Google has long touted the advantages of cloud infrastructure over on-premise, and it believes that adding virtualization to the mix will multiply these advantages. Most companies can switch 75 percent of their users to Chromebooks today by using Web applications and virtualization, Sundar Pichai, senior vice president of Chrome, said at I/O.

Tony Safoian, CEO of SADA Systems, a North Hollywood cloud solution provider that partners with both Google and Microsoft, says virtualization provides the bridge necessary for Windows based organizations to at least consider moving some of their users to Chromebooks.

"The ability to terminal into any type of application will make Chromebooks even more compelling. It definitely seems like Google is going for the jugular," Safoian said.

For Microsoft, the danger isn’t that Chromebooks will replace PCs outright. That's not going to happen. What could happen, according to Safoian, is that limited Chromebook deployments could grow into larger ones once organizations become comfortable with the idea of running their business on software that doesn't come from Microsoft.

"Windows is really the core that all other Microsoft apps need to run. If you're allowing users to run their computer on something other than Windows, they're going to be less likely to run Office, CRM, and Sharepoint. It's a domino effect," said Safoian.

Boca Raton, Fla.-based solution provider Champion Solutions Group has an Exchange practice, sells Office 365 and increasingly finds itself running into Google in the state and local government space. While this isn't yet happening in the enterprise, Chris Pyle, president and CEO, doesn't rule it out.

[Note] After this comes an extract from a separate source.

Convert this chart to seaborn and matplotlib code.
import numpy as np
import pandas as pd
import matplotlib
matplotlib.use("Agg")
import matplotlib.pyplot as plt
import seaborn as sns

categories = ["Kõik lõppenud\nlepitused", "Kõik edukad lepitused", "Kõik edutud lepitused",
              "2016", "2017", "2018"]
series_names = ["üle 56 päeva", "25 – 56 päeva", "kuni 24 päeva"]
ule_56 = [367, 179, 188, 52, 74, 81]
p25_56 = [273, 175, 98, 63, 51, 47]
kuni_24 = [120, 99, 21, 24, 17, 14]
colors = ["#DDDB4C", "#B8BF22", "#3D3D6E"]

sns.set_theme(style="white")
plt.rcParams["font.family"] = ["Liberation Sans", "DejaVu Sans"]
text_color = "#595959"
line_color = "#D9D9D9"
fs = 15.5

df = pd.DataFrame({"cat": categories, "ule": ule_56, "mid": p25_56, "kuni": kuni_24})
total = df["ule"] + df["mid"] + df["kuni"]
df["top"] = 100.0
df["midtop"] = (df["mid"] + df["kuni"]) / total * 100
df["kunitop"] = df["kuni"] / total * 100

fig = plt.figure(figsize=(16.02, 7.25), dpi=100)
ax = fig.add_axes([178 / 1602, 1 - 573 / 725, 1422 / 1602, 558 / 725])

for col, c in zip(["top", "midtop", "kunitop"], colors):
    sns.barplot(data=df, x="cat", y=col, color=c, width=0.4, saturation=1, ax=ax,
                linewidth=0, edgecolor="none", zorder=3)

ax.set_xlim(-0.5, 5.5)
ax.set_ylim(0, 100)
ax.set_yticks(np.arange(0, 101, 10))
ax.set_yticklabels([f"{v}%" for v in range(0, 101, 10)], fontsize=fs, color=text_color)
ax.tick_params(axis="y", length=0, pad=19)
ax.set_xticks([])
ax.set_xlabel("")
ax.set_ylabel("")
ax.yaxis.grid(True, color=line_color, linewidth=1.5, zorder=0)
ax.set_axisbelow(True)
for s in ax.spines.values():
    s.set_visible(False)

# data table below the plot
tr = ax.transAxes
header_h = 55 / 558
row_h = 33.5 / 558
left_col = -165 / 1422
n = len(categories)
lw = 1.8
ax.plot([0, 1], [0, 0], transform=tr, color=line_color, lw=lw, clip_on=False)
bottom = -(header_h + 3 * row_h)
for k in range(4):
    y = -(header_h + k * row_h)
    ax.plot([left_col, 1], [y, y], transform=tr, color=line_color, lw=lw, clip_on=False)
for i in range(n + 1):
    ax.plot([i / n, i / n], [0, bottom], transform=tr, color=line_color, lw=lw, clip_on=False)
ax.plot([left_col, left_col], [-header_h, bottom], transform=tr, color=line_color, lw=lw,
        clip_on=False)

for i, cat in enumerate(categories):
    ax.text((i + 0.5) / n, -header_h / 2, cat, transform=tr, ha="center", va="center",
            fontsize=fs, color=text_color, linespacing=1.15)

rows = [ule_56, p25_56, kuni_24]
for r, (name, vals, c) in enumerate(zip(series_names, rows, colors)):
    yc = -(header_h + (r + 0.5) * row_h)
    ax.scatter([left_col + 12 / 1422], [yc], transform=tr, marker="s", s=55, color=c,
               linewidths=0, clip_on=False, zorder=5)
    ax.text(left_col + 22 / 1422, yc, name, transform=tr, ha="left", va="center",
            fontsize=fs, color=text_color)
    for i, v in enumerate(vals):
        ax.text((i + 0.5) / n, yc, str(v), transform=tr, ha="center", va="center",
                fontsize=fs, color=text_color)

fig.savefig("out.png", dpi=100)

"If you told me four or five years ago that I'd be competing with Google I'd have said you were crazy. But Google has a lot of momentum and is definitely a force to be reckoned with," he said.

Champion Solutions Group has a "massive pipeline" for virtual desktops, says Pyle, and 60 percent of its customer base is planning to use VDI to migrate to Windows 7. With Chromebooks on the horizon, and virtualization providing a bridge to enterprise apps, customers will have another option to consider.

"Google coming out with an alternative path to Windows 7 could make things really interesting," said Pyle. "They're not an enterprise company, but partnering with Citrix and VMware is a shrewd move on Google's part."

Google is embracing virtualization in a way it hasn't done previously, and that could help propel further into the enterprise. But in the opinion of Mike Strohl, president of Entisys, a Concord, Calif.-based virtualization VAR, this isn't so much a technology-motivated move as it is one designed to give customers flexibility.

The word "flexibility" is one of the marketing mantras of enterprise IT vendors, and now Google will get to add it to its vocabulary. "The reality is that people want to be able to get access to their resources -- I don't even call them applications anymore, just straight resources -- from whatever it is they're using," said Strohl. "This isn't just about Chromebooks, but the diversity of devices that continue to show up in the workplace."